それに加えて、宮下はその作品に触れる人々、観衆の視線を重視します。観衆と絵画の間に結ばれる関係性、それは人々にどのように見られてきたか、どのように見えるかという点。これは「わかる/わからない」という二項対立の無意味さを露にするためにも必要な視座なのでしょう。それは個別の作品の観衆史(という言葉があればですが)を語るというだけではなく、もっと普遍的な「絵画を観ること」という問題と密接に関わります。文中で宮下が指摘するように、私たちが絵画を見るとき、私たちは絵画に見られているのだということ。絵画は一種の<鏡>であって、絵画を見る私は、同時にその絵画を見る私自身に見返されているのだということです。<鏡>の同化効果と異化効果―「これはお前だ」と「これはお前ではない」―を私たちは絵画を見ることを通じて経験しているのだという視点、これは非常に重要な論点だと思います。絵画は<鏡>である。<鏡>の表面を見ることはできない、同様に絵画の表面を見ることはできない。私たちは絵画を見ているのに絵画を見てはいない、そのアポリアを出発点として近代の西洋絵画は存在する。ゴッホの「黄色い家」の黄色いだけの場所(宮下は適切にもブラックホールと喩えます)やマレーヴィチの「黒い正方形」、あるいはデュシャンの「大ガラス」、そうしたものを見るとき、私たちは当惑する、「これは何だろう?」と。つまり、「わからない」と思う。それは私たちが、<鏡>として絵画を見ることができないから。その私たちの視線はその表面に突き当たり、それから先に進むことができない。<鏡>のメタファーを推し進めるならば、それらの作品からはその作品を視ている私を視ることができない、あるいは鏡が歪んでいて、統一体としての「私」を形作ることができない、だから「わからない」と感じてしまう。
つまり「わかる/わからない」の問題は、「具象/抽象」の問題として理解してはならない。それは絵画を視る「私」自身にゆだねられているのだから。

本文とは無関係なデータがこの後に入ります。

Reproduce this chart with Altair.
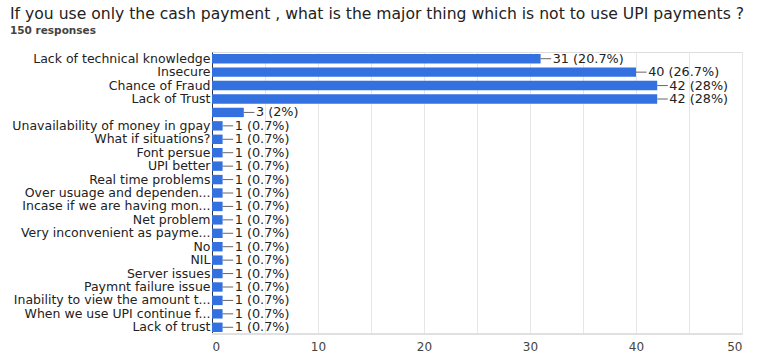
import altair as alt
import pandas as pd

categories = [
    "Lack of technical knowledge", "Insecure", "Chance of Fraud", "Lack of Trust", " ",
    "Unavailability of money in gpay", "What if situations?", "Font persue", "UPI better",
    "Real time problems", "Over usuage and dependen...", "Incase if we are having mon...",
    "Net problem", "Very inconvenient as payme...", "No", "NIL", "Server issues",
    "Paymnt failure issue", "Inability to view the amount t...", "When we use UPI continue f...",
    "Lack of trust",
]
counts = [31, 40, 42, 42, 3] + [1] * 16
labels = ["31 (20.7%)", "40 (26.7%)", "42 (28%)", "42 (28%)", "3 (2%)"] + ["1 (0.7%)"] * 16

df = pd.DataFrame({"cat": categories, "n": counts, "label": labels})
df["lead_end"] = df["n"] + 1.0
df["text_x"] = df["n"] + 1.05

FONT = "DejaVu Sans"
ysc = alt.Scale(domain=categories, paddingInner=0.3, paddingOuter=0.15)
xsc = alt.Scale(domain=[0, 50], nice=False)

y = alt.Y("cat:N", sort=categories, scale=ysc, title=None,
          axis=alt.Axis(labelFontSize=12.5, labelColor="#222", labelFont=FONT,
                        ticks=False, domain=True, domainColor="#333", labelPadding=2,
                        labelLimit=220))

bars = alt.Chart(df).mark_bar(color="#3370e0").encode(
    x=alt.X("n:Q", scale=xsc, title=None,
            axis=alt.Axis(values=list(range(0, 51, 5)), labelExpr="datum.value % 10 == 0 ? datum.label : ''",
                          labelFontSize=12, labelColor="#444", labelFont=FONT,
                          ticks=False, domain=False, gridColor="#e6e6e6", labelPadding=7)),
    y=y,
)

leads = alt.Chart(df).mark_rule(color="#666", strokeWidth=1).encode(
    x="n:Q", x2="lead_end:Q", y=alt.Y("cat:N", sort=categories, scale=ysc, title=None),
)

texts = alt.Chart(df).mark_text(align="left", baseline="middle", fontSize=12.8, color="#222",
                                font=FONT, dx=1).encode(
    x="text_x:Q", y=alt.Y("cat:N", sort=categories, scale=ysc, title=None), text="label:N",
)

bottom = alt.Chart(df).mark_rule(color="#e0e0e0").encode(
    x=alt.value(0), x2=alt.value(530), y=alt.value(282)
)

chart = alt.layer(bars, leads, texts, bottom).properties(
    width=530, height=282,
    title=alt.TitleParams(
        text="If you use only the cash payment , what is the major thing which is not to use UPI payments ?",
        subtitle="150 responses",
        anchor="start", frame="group", dx=-202, offset=16,
        fontSize=15.6, font=FONT, fontWeight="normal", color="#222",
        subtitleFontSize=10.5, subtitleFont=FONT, subtitleColor="#444",
        subtitleFontWeight="bold", subtitlePadding=3,
    ),
    autosize=alt.AutoSizeParams(type="none"),
    padding={"left": 212, "top": 52, "right": 27, "bottom": 22},
).configure_view(stroke=None).configure(background="white")

chart.save("out.html", embed_options={"renderer": "svg", "actions": False})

本書はこうして具象/抽象という二項対立を解体して、わかる/わからないという問題を更に「アイデンティティ」(宮下は括弧なしにこの用語を使いますが)の問題へと話を進めていきます。この他にもセクシュアリティ、欲望、作品の存在/不在など様々な観点から西洋美術への言及がなされていて、非常に内容が富んでいます。旧社会主義圏の絵画についても言及したことは、西洋美術史のなかでも重要な点なのかな、と思います。僕はプラハの美術館に陳列されていた社会主義時代に描かれた無数の絵画(それらは決して社会主義的リアリズムという言葉で括りきれるものではない)に強い衝撃を受けた経験があります。そのときは「これは何なんだろう?」という疑問が湧きながらも、それらから目を離せずにずっとその美術館にこもっていました。この経験は宮下の経験と似たものであったのかもしれません。それゆえに僕は彼の視点に深く共鳴したのかもしれませんが。彼の『逸脱する絵画』や音楽論は未読ですが、こちらにも触れてみたいものです。